The oeuvre of Tyszkiewicz, radically subjective and intuitive, intertwines with life routines and in a pioneering way opens up the language of art to a reflection on femininity encompassing sensuality, erotism, and fragility as well as physiology, brutality, pain and force.
For-camera performances and photographs from the late 1970s and early 1980s were for Tyszkiewicz a way of developing a private mythology and at the same time as means of self-analytical research. The artist’s fascination with matter embodied in the form of grain, soil, feathers or cotton wool – sensual “immersion” in it, her wrapping herself up in materials belonging to the order of the Earth which are archetypically associated with femininity – results from the need to reaffirm the original relationship between the body and matter. The exhibition contrasts these private, sensual rituals with less known “pin-works” created in a laborious months-long process of pin-pricking paper, photographs, canvas or objects. It is a trance-like performance, involving the artist’s body in an action that entails a rhythmical cumulation of gesture and repetitiveness. For Tyszkiewicz, this expressive and brutal ritual became a way to manifest her relationship with the world, while pin-works provide a record of her everyday struggle and at the same time a way of building a personal space of expression.

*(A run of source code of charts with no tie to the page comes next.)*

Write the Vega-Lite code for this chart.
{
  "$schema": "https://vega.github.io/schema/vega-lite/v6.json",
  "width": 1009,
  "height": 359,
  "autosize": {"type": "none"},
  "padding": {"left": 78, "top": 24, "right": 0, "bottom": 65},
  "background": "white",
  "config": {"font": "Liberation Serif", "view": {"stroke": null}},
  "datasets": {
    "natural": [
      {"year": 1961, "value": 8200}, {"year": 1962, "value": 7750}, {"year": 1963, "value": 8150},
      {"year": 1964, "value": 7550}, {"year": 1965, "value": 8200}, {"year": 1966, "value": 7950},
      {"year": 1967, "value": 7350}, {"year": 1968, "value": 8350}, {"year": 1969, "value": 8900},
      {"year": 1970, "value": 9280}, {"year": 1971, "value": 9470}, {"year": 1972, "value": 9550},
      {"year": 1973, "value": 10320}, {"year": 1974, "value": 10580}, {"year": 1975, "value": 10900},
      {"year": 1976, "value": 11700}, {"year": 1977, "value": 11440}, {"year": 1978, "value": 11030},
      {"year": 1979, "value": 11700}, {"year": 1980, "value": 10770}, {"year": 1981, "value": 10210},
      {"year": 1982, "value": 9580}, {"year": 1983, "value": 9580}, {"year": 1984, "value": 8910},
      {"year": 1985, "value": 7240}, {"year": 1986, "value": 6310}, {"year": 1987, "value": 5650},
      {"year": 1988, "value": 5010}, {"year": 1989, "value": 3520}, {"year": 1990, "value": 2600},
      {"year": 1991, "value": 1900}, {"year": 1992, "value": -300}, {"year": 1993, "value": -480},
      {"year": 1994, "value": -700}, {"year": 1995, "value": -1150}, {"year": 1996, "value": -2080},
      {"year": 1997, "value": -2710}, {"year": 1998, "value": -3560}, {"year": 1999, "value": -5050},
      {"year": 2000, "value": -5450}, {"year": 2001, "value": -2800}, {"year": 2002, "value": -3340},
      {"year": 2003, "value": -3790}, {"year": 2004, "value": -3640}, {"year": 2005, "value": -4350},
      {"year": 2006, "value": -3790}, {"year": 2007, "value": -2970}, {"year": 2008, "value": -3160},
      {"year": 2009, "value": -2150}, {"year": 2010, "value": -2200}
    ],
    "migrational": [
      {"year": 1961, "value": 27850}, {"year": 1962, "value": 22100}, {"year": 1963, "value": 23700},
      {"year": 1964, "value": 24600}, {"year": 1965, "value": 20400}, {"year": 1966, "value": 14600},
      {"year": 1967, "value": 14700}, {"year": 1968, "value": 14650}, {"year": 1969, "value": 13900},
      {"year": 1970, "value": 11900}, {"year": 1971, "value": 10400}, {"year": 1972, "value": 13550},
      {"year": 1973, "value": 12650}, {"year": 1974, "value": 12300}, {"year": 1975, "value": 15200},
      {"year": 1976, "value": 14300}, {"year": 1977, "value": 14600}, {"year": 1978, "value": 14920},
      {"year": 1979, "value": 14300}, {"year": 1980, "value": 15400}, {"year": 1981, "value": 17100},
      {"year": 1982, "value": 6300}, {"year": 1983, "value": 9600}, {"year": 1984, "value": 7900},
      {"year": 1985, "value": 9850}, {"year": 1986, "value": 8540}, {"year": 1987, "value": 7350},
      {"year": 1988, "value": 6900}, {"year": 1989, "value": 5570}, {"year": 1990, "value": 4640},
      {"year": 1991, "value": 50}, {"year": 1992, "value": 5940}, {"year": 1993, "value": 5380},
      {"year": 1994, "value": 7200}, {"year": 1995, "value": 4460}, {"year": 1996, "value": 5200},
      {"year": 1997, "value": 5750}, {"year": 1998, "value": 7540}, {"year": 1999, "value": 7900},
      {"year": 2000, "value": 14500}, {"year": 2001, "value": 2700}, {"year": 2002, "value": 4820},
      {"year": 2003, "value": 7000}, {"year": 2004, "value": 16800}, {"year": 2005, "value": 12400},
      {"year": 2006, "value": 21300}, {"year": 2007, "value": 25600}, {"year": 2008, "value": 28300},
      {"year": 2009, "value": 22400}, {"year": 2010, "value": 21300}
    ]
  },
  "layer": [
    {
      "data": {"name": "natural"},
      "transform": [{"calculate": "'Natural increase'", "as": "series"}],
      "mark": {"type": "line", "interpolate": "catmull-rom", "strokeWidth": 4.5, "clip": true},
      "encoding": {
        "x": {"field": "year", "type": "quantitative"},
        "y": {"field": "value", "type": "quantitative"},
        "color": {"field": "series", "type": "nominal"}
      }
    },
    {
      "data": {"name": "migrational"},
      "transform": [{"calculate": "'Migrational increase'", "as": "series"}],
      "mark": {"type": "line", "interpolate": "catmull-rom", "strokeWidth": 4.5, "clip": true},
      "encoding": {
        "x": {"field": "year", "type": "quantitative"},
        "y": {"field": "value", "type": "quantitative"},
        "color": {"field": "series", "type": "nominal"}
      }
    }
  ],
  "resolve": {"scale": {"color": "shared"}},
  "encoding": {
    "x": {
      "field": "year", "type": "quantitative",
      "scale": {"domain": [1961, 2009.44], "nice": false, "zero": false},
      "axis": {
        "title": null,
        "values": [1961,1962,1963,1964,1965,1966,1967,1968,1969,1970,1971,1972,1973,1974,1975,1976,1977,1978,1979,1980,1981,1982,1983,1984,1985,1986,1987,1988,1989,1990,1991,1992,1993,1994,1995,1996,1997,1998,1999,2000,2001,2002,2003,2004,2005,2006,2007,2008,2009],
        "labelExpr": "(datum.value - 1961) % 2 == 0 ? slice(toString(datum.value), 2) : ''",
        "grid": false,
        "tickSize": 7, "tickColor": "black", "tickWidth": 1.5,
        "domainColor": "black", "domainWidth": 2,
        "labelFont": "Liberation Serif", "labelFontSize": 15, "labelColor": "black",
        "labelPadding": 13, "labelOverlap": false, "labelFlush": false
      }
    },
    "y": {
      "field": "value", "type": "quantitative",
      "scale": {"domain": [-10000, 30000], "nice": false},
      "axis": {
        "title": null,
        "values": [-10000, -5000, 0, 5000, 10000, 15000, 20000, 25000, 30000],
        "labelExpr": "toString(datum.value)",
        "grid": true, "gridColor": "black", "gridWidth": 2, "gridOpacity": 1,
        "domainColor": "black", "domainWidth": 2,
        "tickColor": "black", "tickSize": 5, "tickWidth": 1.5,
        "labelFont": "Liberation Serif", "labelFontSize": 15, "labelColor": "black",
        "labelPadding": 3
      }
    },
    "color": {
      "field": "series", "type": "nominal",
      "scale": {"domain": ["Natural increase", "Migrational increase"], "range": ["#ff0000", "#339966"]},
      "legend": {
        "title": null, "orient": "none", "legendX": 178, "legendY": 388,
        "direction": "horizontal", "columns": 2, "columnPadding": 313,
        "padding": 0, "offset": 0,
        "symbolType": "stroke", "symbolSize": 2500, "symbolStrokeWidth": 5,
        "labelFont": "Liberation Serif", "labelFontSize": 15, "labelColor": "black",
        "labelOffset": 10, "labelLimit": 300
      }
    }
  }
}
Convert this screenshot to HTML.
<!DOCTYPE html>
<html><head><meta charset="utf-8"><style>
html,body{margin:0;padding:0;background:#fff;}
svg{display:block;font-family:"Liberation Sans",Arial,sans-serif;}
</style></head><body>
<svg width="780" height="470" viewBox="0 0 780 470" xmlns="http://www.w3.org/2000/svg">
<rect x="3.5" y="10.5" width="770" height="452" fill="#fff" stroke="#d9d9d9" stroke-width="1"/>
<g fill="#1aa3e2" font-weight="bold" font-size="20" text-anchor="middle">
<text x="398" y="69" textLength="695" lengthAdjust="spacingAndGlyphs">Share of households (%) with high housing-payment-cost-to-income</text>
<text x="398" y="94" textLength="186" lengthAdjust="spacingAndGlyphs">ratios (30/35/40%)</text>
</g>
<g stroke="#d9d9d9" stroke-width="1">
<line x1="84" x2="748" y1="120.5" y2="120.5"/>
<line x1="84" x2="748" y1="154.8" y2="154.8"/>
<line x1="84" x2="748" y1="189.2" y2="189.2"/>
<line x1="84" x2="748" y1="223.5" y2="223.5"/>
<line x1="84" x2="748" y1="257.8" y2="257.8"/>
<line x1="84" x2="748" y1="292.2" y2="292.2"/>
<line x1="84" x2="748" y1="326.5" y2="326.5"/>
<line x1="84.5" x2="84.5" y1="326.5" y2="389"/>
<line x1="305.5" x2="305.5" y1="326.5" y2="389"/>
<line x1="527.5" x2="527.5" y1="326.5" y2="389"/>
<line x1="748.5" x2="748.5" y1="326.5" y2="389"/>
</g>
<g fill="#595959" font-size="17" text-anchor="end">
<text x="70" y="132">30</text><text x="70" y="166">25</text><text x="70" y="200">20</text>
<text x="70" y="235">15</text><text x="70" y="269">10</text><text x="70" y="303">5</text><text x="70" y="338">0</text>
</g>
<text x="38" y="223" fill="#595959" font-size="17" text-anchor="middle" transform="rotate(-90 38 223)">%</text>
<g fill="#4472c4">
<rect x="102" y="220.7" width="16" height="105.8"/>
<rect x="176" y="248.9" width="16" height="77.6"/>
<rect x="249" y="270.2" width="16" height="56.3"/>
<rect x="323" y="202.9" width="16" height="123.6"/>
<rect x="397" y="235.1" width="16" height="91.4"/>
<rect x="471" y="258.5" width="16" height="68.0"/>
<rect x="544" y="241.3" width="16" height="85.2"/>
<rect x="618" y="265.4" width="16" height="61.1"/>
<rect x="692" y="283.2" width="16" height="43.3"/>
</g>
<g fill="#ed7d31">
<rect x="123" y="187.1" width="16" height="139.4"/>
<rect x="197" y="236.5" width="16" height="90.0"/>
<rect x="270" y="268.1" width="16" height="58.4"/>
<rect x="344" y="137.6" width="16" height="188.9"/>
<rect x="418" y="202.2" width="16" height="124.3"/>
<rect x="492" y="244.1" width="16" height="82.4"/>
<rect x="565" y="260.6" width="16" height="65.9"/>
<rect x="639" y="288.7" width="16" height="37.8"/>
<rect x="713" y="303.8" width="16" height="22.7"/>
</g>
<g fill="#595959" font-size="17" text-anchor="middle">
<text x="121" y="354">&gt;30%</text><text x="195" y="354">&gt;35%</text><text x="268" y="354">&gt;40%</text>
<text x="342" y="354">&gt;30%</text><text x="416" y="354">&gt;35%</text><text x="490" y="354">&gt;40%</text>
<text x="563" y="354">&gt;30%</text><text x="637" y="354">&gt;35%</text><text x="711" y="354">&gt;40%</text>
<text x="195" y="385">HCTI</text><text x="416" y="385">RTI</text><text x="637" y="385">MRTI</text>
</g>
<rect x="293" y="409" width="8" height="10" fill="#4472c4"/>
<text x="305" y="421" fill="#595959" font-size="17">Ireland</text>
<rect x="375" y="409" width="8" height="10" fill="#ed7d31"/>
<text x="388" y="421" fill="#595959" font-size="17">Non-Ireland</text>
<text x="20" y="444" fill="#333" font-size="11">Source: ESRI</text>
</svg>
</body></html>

The transition from wrapping herself with matter to pricking reality and inflicting pain, finding herself in an (auto)aggressive ritual produces dialectic tension which lies at the heart of Tyszkiewicz’s oeuvre. The sensual experience of femininity analyzed in for-camera performances is expanded to include an attempt to express her own condition through a painful, physical confrontation with matter.
The exhibition features nearly 80 works from the years 1980–2019, some of which have never been presented before. Especially for the Muzeum Sztuki exhibition, the artist edited her last never-shown-before film, ARTA (1984/ 2019). The films, photographs, assemblages, objects, paintings, and large-format pin-reliefs comprise a diverse but aesthetically coherent vocabulary of forms.